Car cet enthousiasme s'est bien émoussé : "Il y a eu un désenchantement et une crise de l'efficacité politique, car les Français ont le sentiment depuis que les chefs de l'État élus n'ont pas tenu leurs promesses", explique-t-il. "Ils ont l'impression que voter ne sert plus à rien, les politiques échouent à changer leur vie quotidienne." À cela s'ajoute "l'image d'une politique tournée vers elle-même et pas vers les problèmes des Français", complète Bruno Cautrès. Même l'arrivée d'un outsider dans la course à l'Élysée comme Eric Zemmour n'est pas suffisante pour ramener vers les unes les moins mobilisés.
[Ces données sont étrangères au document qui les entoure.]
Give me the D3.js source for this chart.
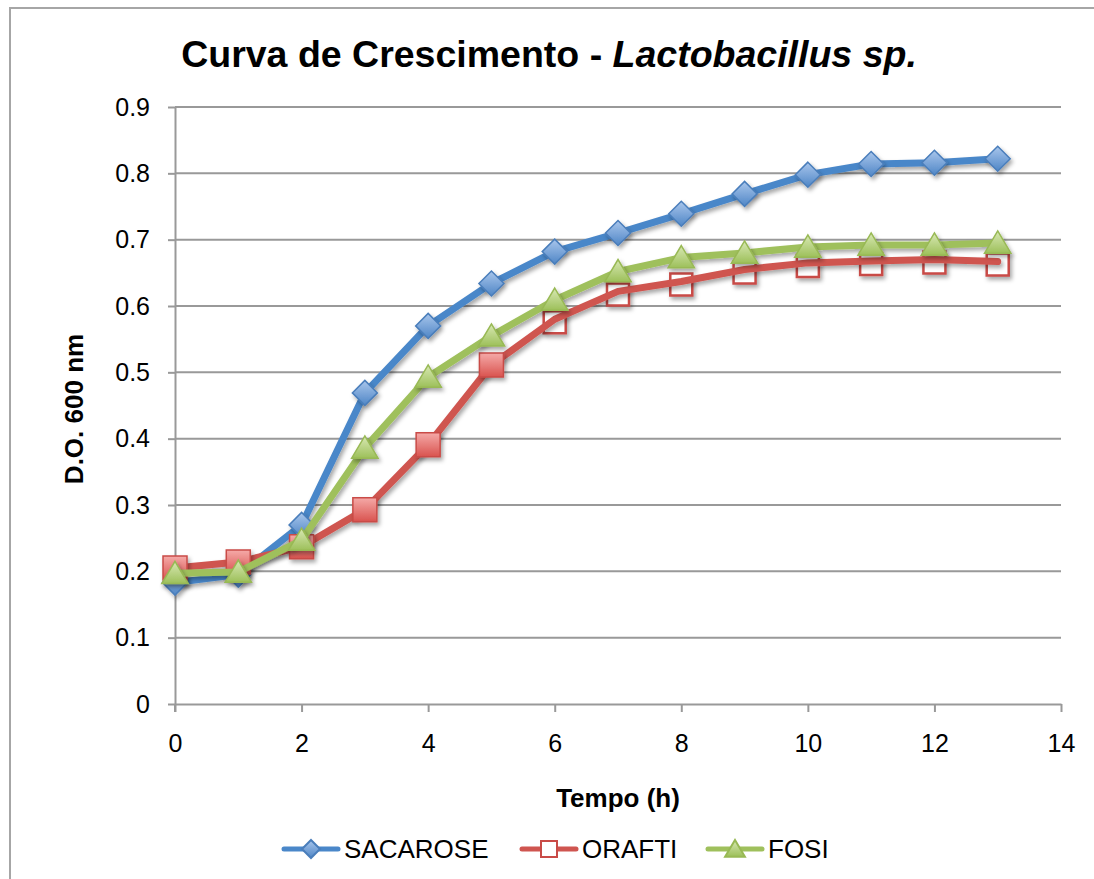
<!DOCTYPE html>
<html>
<head>
<meta charset="utf-8">
<script src="https://cdn.jsdelivr.net/npm/d3@7"></script>
<style>
  html, body { margin: 0; padding: 0; background: #ffffff; }
  svg { display: block; font-family: "Liberation Sans", Arial, Helvetica, sans-serif; }
</style>
</head>
<body>
<svg id="chart" width="1094" height="879"></svg>
<script>
// ---- data ----
const hours = [0, 1, 2, 3, 4, 5, 6, 7, 8, 9, 10, 11, 12, 13];
const sacarose = [0.183, 0.195, 0.270, 0.469, 0.570, 0.634, 0.682, 0.710, 0.739, 0.769, 0.798, 0.814, 0.816, 0.822];
const orafti   = [0.205, 0.214, 0.237, 0.293, 0.391, 0.511, 0.580, 0.622, 0.637, 0.655, 0.665, 0.668, 0.670, 0.667];
const fosi     = [0.197, 0.199, 0.247, 0.386, 0.493, 0.555, 0.609, 0.652, 0.673, 0.680, 0.689, 0.692, 0.692, 0.695];
const seriesNames = ["SACAROSE", "ORAFTI", "FOSI"];
const xTicks = [0, 2, 4, 6, 8, 10, 12, 14];
const yTicks = [0, 0.1, 0.2, 0.3, 0.4, 0.5, 0.6, 0.7, 0.8, 0.9];
const xTickLabels = ["0", "2", "4", "6", "8", "10", "12", "14"];
const yTickLabels = ["0", "0.1", "0.2", "0.3", "0.4", "0.5", "0.6", "0.7", "0.8", "0.9"];

const svg = d3.select("#chart");
const x = d3.scaleLinear().domain([0, 14]).range([175, 1061]);
const y = d3.scaleLinear().domain([0, 0.9]).range([704, 107]);

// defs
const defs = svg.append("defs");
const f = defs.append("filter").attr("id", "shadow").attr("x", "-50%").attr("y", "-50%").attr("width", "200%").attr("height", "200%");
f.append("feDropShadow").attr("dx", 2).attr("dy", 3).attr("stdDeviation", 2).attr("flood-color", "#000").attr("flood-opacity", 0.35);
function grad(id, c1, c2) {
  const g = defs.append("linearGradient").attr("id", id).attr("x1", 0).attr("y1", 0).attr("x2", 0).attr("y2", 1);
  g.append("stop").attr("offset", "0%").attr("stop-color", c1);
  g.append("stop").attr("offset", "100%").attr("stop-color", c2);
}
grad("gBlue", "#a9c6ec", "#4f86c6");
grad("gRed", "#f5aaa8", "#d9534f");
grad("gGreen", "#d8e8b4", "#9dc05a");

// outer border
svg.append("rect").attr("x", 10).attr("y", 8).attr("width", 1100).attr("height", 900)
  .attr("fill", "none").attr("stroke", "#a6a6a6").attr("stroke-width", 2);

// title
const title = svg.append("text").attr("x", 549).attr("y", 67).attr("text-anchor", "middle")
  .attr("font-size", 37.5).attr("font-weight", "bold").attr("fill", "#000");
title.append("tspan").text("Curva de Crescimento - ");
title.append("tspan").attr("font-style", "italic").text("Lactobacillus sp.");

// gridlines
svg.append("g").selectAll("line").data(yTicks.filter(d => d > 0)).join("line")
  .attr("x1", x(0)).attr("x2", x(14)).attr("y1", d => y(d)).attr("y2", d => y(d))
  .attr("stroke", "#999").attr("stroke-width", 2);

// axes
const gy = svg.append("g").attr("transform", `translate(${x(0)},0)`)
  .call(d3.axisLeft(y).tickValues(yTicks).tickFormat((d, i) => yTickLabels[i]).tickSize(7).tickSizeOuter(0).tickPadding(18));
const gx = svg.append("g").attr("transform", `translate(0,${y(0)})`)
  .call(d3.axisBottom(x).tickValues(xTicks).tickFormat((d, i) => xTickLabels[i]).tickSize(8).tickSizeOuter(0).tickPadding(22));
[gx, gy].forEach(g => {
  g.select(".domain").attr("stroke", "#999").attr("stroke-width", 2);
  g.selectAll(".tick line").attr("stroke", "#999").attr("stroke-width", 2);
  g.selectAll("text").attr("font-size", 25).attr("fill", "#000").attr("font-family", "Liberation Sans, Arial, sans-serif");
});
// y axis extends down to the x tick length
svg.append("line").attr("x1", x(0)).attr("x2", x(0)).attr("y1", y(0)).attr("y2", y(0) + 8).attr("stroke", "#999").attr("stroke-width", 2);

// axis titles
svg.append("text").attr("x", (x(0) + x(14)) / 2).attr("y", 807).attr("text-anchor", "middle")
  .attr("font-size", 26).attr("font-weight", "bold").text("Tempo (h)");
svg.append("text").attr("transform", `translate(83,409) rotate(-90)`).attr("text-anchor", "middle")
  .attr("font-size", 26).attr("font-weight", "bold").text("D.O. 600 nm");

// marker shapes
const diamond = r => `M0,${-r}L${r},0L0,${r}L${-r},0Z`;
const square = r => `M${-r},${-r}H${r}V${r}H${-r}Z`;
const triangle = r => `M0,${-r * 1.0}L${r * 1.1},${r * 0.85}L${-r * 1.1},${r * 0.85}Z`;

const line = d3.line().x((d, i) => x(hours[i])).y(d => y(d));
const plot = svg.append("g");

// SACAROSE
plot.append("path").datum(sacarose).attr("d", line).attr("fill", "none")
  .attr("stroke", "#4a87c9").attr("stroke-width", 7).attr("stroke-linejoin", "round").attr("filter", "url(#shadow)");
plot.append("g").selectAll("path").data(sacarose).join("path")
  .attr("transform", (d, i) => `translate(${x(hours[i])},${y(d)})`)
  .attr("d", diamond(12.5)).attr("fill", "url(#gBlue)").attr("stroke", "#4a7ebb").attr("stroke-width", 1.5).attr("filter", "url(#shadow)");

// ORAFTI: later markers rendered hollow beneath the line, early ones filled above
plot.append("g").selectAll("path").data(orafti.map((v, i) => ({ v, i })).filter(d => d.i >= 6)).join("path")
  .attr("transform", d => `translate(${x(hours[d.i])},${y(d.v) + 3})`)
  .attr("d", square(11)).attr("fill", "#fff").attr("stroke", "#c94b47").attr("stroke-width", 2.5).attr("filter", "url(#shadow)");
plot.append("path").datum(orafti).attr("d", line).attr("fill", "none")
  .attr("stroke", "#cf5550").attr("stroke-width", 7).attr("stroke-linejoin", "round").attr("stroke-linecap", "round").attr("filter", "url(#shadow)");
plot.append("g").selectAll("path").data(orafti.map((v, i) => ({ v, i })).filter(d => d.i < 6)).join("path")
  .attr("transform", d => `translate(${x(hours[d.i])},${y(d.v)})`)
  .attr("d", square(12)).attr("fill", "url(#gRed)").attr("stroke", "#c94b47").attr("stroke-width", 1.5).attr("filter", "url(#shadow)");

// FOSI
plot.append("path").datum(fosi).attr("d", line).attr("fill", "none")
  .attr("stroke", "#9fc05c").attr("stroke-width", 7).attr("stroke-linejoin", "round").attr("filter", "url(#shadow)");
plot.append("g").selectAll("path").data(fosi).join("path")
  .attr("transform", (d, i) => `translate(${x(hours[i])},${y(d)})`)
  .attr("d", triangle(12)).attr("fill", "url(#gGreen)").attr("stroke", "#98b954").attr("stroke-width", 1.5).attr("filter", "url(#shadow)");

// legend
const legendItems = [
  { name: seriesNames[0], x0: 284, color: "#4a87c9", shape: diamond(9), fill: "url(#gBlue)", stroke: "#4a7ebb" },
  { name: seriesNames[1], x0: 522, color: "#cf5550", shape: square(8), fill: "#fff", stroke: "#c94b47" },
  { name: seriesNames[2], x0: 708, color: "#9fc05c", shape: triangle(9), fill: "url(#gGreen)", stroke: "#98b954" }
];
const lg = svg.append("g").selectAll("g").data(legendItems).join("g")
  .attr("transform", d => `translate(${d.x0},849)`);
lg.append("line").attr("x1", 0).attr("x2", 54).attr("y1", 0).attr("y2", 0)
  .attr("stroke", d => d.color).attr("stroke-width", 5).attr("stroke-linecap", "round");
lg.append("path").attr("transform", "translate(27,0)").attr("d", d => d.shape)
  .attr("fill", d => d.fill).attr("stroke", d => d.stroke).attr("stroke-width", 2);
lg.append("text").attr("x", 60).attr("y", 9).attr("font-size", 26).attr("fill", "#000").text(d => d.name);
</script>
</body>
</html>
Quant au profil des abstentionnistes, il recoupe en général les plus jeunes (hormis parfois ceux qui votent pour la première fois), qui s'intéressent à la politique mais ne s'expriment pas forcément par le vote, ainsi que les catégories sociales les plus populaires et les moins instruites. "Mais si l'abstention dépasse les 30%, ce seront peut-être toutes les catégories sociales qui seront touchées", signale Frédéric Dabi.
Difficile de déterminer quels sont les partis qui pourraient perdre le plus d'électeurs en cas de forte abstention. La candidate du RN Marine Le Pen puise une grande partie de son électorat dans ces catégories populaires, mais ses votants sont souvent très motivés : 77% de ses électeurs sont sûrs de leur choix, l'un des plus hauts taux parmi les candidats, selon le sondage de ce lundi. "C'est un jeu complexe", résume Bruno Cautrès.
Seule certitude, une abstention record laissera des marques durables dans la vie politique française. Si le favori Emmanuel Macron l'emporte, mais avec une faible participation, "il ne pourra pas se féliciter d'avoir un chèque en blanc de l'électorat, comme si de rien n'était, mais il devra réinventer une manière de créer de l'adhésion sur ses projets de réforme", commente le politologue. Et plus largement, "le lien entre représentant et représenté va s'éroder encore davantage", s'inquiète Frédéric Dabi. Avec le risque, selon l'expert, de voir les discours qui remettent en doute la légitimité des victoires électorales des élus se multiplier. Autant d'attaques qui circulent déjà et qui "sapent le pacte démocratique".